What is to be transcribed is the run of lines opening with the one that has "The picture is" and closing with the one that has "BAR_TICKS = [5, 10, 15, 20]", and only that run, exactly.

● ● ● ● ● ● ●

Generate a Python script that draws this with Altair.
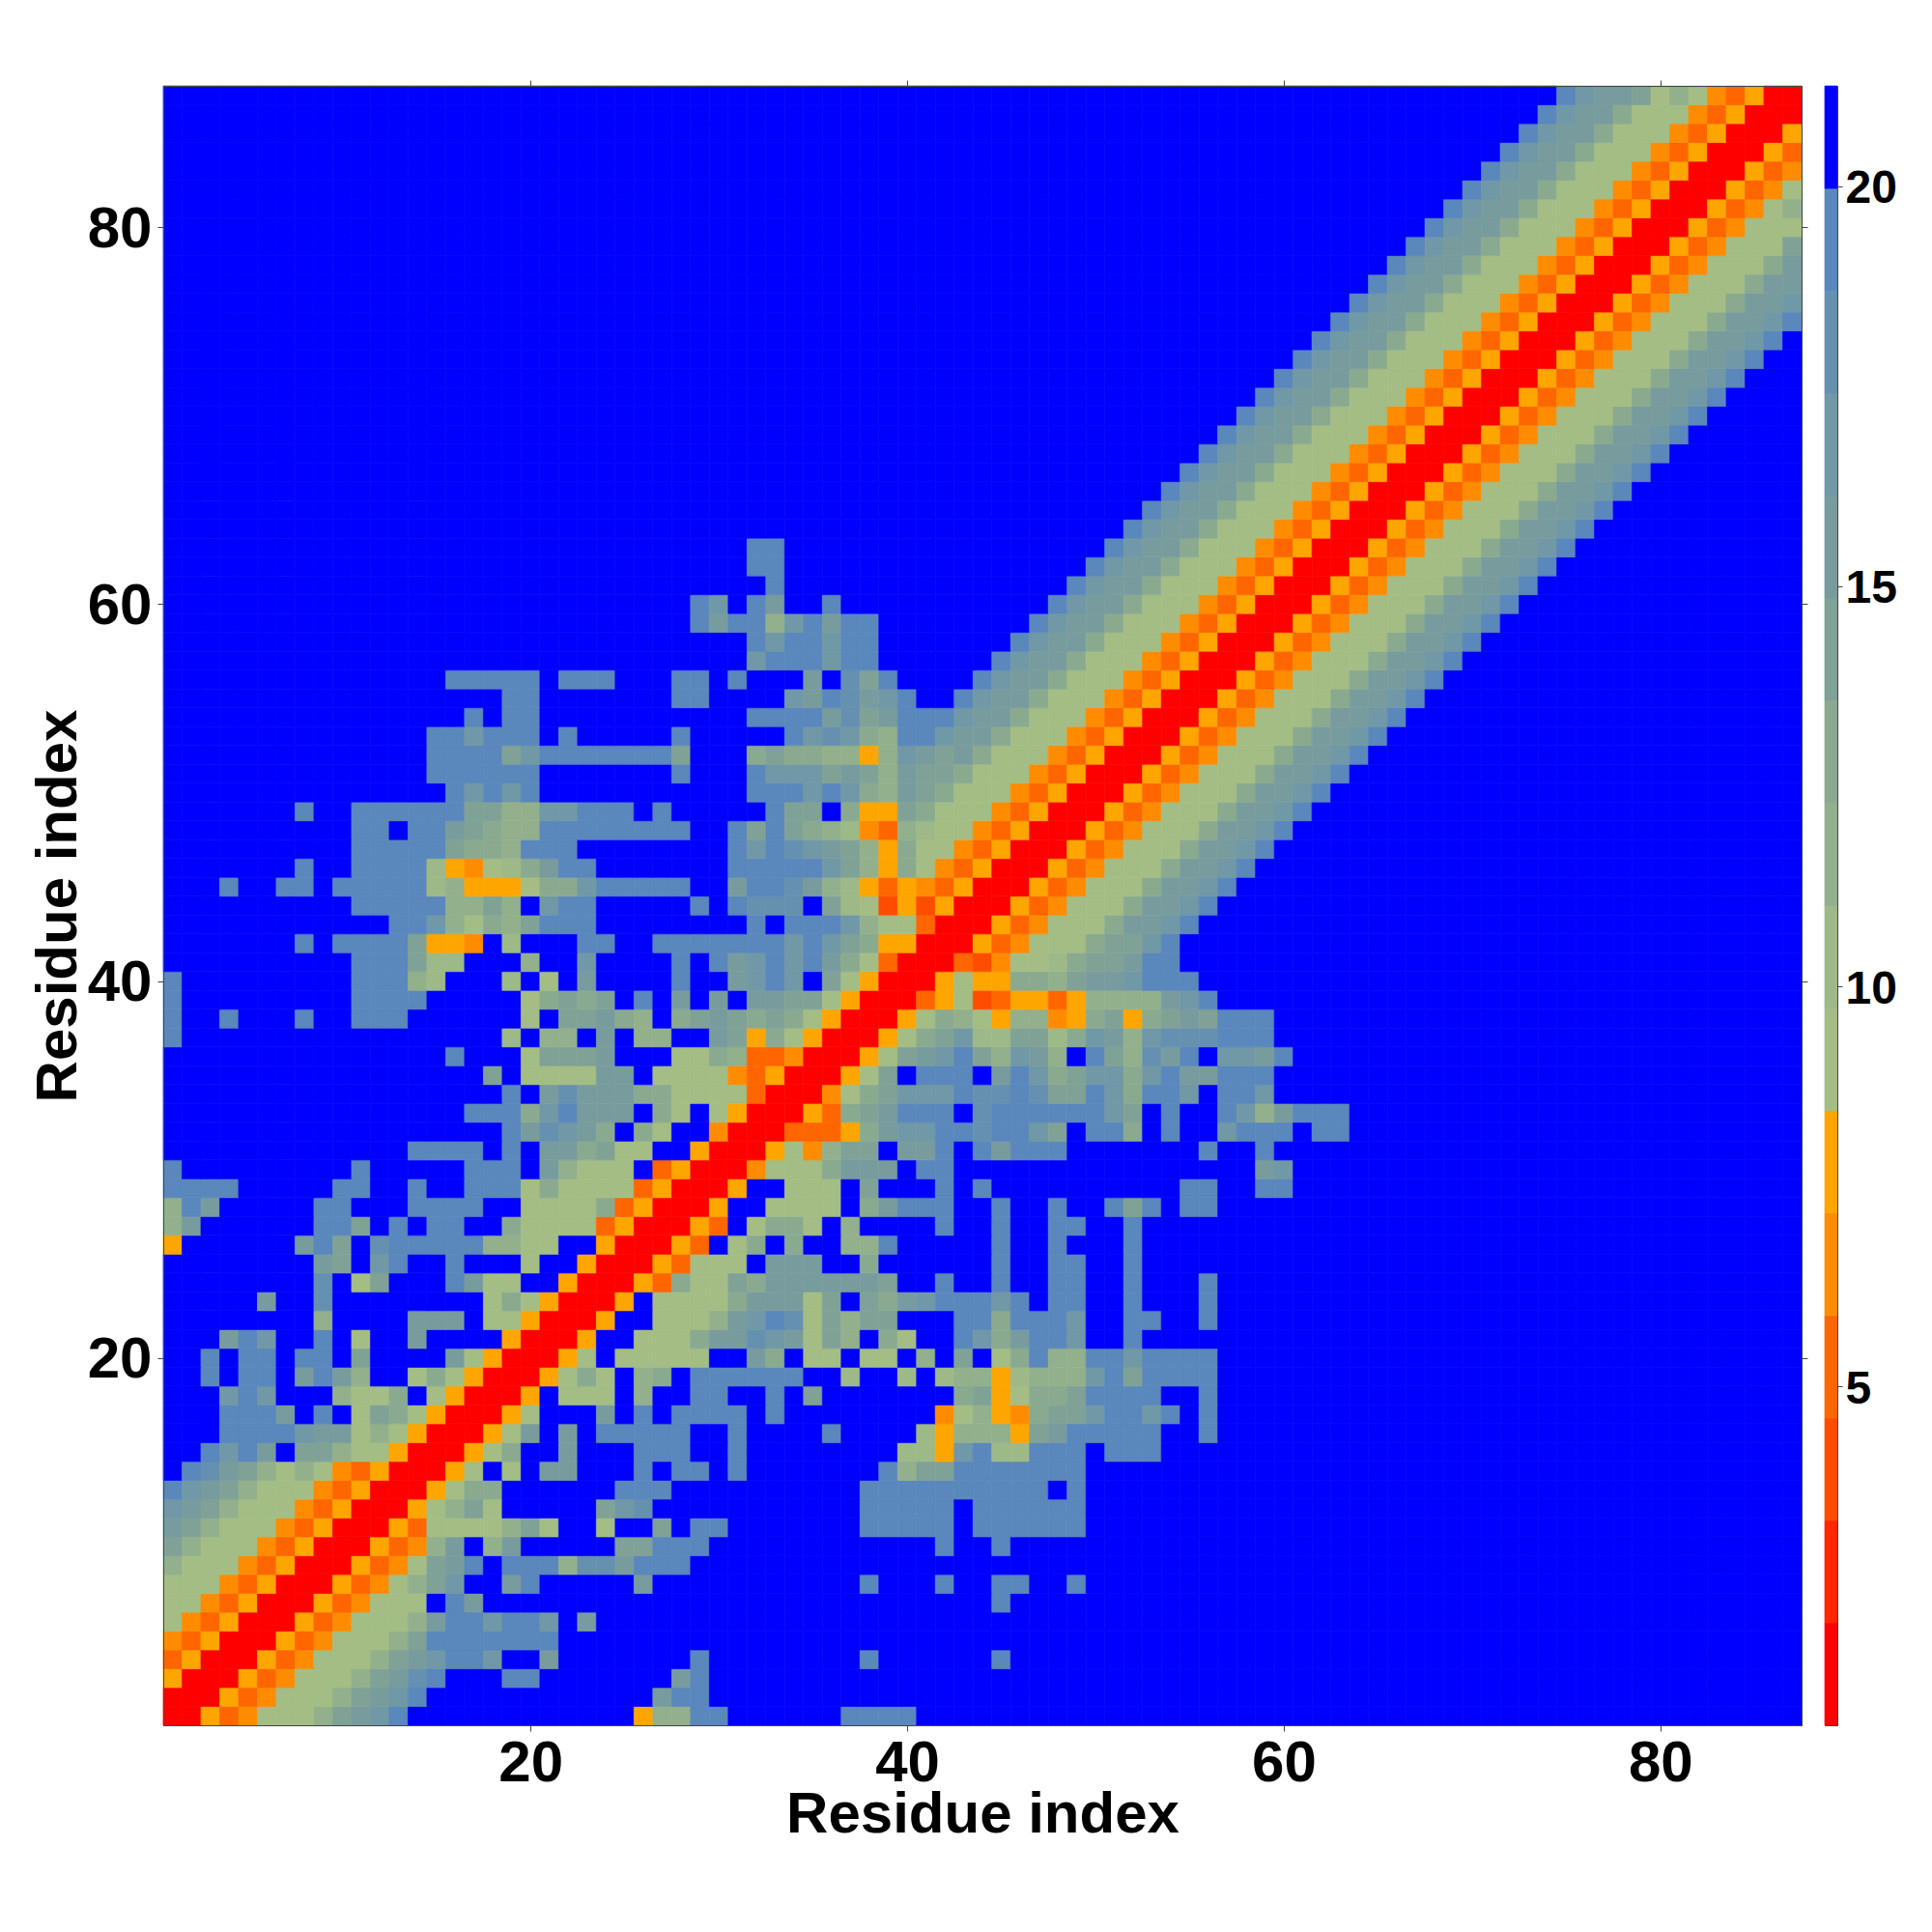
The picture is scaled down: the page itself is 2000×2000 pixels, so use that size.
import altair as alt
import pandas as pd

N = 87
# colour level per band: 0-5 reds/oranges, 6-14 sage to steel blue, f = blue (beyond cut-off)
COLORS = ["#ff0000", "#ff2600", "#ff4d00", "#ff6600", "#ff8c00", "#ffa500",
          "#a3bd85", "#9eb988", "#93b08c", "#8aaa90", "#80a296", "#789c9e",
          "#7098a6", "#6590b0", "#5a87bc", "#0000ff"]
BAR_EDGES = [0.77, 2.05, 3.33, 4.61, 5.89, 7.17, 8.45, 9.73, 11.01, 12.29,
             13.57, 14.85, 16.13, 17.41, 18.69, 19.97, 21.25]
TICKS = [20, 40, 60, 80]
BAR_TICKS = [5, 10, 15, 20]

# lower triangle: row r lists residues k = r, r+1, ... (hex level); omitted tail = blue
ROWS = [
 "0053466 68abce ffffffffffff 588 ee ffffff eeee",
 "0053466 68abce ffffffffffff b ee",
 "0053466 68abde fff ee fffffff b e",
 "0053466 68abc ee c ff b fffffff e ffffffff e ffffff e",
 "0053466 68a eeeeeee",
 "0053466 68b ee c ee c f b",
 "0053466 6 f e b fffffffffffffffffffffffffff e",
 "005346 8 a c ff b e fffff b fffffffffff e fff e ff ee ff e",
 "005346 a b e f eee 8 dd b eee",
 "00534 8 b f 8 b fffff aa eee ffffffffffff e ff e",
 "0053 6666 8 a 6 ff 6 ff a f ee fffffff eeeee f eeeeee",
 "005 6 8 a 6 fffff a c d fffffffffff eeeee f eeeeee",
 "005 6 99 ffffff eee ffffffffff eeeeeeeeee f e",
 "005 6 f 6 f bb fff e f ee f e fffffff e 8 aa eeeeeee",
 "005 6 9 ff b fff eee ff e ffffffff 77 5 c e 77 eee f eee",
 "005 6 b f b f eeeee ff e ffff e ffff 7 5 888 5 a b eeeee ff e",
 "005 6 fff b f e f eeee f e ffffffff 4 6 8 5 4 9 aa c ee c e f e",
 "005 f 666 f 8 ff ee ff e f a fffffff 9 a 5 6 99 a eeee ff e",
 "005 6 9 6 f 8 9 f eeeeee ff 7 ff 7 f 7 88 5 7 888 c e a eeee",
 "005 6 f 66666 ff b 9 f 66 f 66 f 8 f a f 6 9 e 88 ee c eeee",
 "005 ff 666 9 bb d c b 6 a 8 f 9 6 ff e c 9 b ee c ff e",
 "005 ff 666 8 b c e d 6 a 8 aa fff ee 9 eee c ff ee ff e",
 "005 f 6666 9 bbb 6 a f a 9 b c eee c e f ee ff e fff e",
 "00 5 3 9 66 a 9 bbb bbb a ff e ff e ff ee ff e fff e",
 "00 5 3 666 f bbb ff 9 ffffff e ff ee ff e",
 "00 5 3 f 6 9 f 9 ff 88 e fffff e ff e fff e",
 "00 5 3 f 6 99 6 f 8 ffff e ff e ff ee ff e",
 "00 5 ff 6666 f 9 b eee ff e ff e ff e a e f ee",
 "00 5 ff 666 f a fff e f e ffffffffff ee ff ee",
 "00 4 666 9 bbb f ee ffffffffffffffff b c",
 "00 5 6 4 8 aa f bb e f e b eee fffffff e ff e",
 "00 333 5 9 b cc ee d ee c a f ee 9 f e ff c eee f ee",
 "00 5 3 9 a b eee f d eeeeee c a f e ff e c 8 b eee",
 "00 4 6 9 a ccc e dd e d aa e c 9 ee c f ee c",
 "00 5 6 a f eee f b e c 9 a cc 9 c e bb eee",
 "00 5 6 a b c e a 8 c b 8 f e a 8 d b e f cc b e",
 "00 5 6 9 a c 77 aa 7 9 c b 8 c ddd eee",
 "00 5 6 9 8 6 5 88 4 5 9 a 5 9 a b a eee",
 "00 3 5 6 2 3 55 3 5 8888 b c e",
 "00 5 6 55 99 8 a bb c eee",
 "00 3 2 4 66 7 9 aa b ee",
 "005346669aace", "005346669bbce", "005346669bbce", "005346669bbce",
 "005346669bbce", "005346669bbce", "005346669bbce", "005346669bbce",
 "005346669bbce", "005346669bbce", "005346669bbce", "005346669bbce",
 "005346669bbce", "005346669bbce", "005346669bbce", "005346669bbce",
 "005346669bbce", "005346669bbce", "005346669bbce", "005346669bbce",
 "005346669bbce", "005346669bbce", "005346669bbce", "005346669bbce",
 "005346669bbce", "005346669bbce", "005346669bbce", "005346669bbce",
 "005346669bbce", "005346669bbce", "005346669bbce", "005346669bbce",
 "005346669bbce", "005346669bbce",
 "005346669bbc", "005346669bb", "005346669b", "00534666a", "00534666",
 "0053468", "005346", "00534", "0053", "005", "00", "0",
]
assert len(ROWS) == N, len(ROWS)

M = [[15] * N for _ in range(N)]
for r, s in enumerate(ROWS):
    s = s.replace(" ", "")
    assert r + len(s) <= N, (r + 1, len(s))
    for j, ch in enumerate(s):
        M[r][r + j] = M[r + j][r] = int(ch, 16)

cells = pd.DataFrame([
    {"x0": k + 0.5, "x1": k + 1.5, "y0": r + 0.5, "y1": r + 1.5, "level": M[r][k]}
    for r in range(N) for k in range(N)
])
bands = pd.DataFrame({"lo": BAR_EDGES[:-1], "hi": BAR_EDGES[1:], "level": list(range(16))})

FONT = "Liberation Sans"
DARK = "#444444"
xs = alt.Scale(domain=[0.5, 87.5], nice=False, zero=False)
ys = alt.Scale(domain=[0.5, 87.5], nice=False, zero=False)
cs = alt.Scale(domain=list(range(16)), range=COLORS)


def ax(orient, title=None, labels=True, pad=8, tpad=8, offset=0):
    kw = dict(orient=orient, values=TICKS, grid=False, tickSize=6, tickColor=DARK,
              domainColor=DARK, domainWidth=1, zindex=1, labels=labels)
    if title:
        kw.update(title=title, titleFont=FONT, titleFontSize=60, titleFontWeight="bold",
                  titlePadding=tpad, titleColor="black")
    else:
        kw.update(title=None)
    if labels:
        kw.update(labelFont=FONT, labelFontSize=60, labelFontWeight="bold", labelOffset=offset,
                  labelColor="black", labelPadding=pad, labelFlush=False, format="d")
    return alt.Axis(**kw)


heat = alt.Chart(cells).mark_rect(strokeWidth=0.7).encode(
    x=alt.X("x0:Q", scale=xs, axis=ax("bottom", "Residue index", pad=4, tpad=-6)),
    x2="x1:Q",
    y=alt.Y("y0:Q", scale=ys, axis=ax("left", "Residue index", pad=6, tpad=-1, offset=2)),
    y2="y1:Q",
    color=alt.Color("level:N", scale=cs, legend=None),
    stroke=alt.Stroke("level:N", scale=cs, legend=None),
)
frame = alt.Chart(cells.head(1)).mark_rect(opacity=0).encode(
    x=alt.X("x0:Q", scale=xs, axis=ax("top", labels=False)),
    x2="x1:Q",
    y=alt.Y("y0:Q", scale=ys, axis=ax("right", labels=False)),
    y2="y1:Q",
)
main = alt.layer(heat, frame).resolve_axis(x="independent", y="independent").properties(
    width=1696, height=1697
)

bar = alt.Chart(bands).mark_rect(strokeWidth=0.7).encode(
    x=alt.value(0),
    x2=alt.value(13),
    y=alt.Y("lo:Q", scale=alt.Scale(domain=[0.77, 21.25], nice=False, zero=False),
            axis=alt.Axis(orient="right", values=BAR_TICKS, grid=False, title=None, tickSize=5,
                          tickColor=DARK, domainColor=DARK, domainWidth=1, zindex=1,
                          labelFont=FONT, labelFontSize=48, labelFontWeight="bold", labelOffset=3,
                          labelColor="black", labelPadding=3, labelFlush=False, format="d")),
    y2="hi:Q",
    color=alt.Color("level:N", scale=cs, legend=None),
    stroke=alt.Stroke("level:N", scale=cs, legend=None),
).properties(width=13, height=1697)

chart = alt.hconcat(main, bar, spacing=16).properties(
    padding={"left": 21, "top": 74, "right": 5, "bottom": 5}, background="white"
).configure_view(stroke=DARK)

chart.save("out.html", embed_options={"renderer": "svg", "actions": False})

● ● ● ● ● ● ●

__SOLVED PROBLEM__.
The picture is scaled down: the page itself is 2000×2000 pixels, so use that size.
import altair as alt
import pandas as pd

N = 87
# colour level per band: 0-5 reds/oranges, 6-14 sage to steel blue, f = blue (beyond cut-off)
COLORS = ["#ff0000", "#ff2600", "#ff4d00", "#ff6600", "#ff8c00", "#ffa500",
          "#a3bd85", "#9eb988", "#93b08c", "#8aaa90", "#80a296", "#789c9e",
          "#7098a6", "#6590b0", "#5a87bc", "#0000ff"]
BAR_EDGES = [0.77, 2.05, 3.33, 4.61, 5.89, 7.17, 8.45, 9.73, 11.01, 12.29,
             13.57, 14.85, 16.13, 17.41, 18.69, 19.97, 21.25]
TICKS = [20, 40, 60, 80]
BAR_TICKS = [5, 10, 15, 20]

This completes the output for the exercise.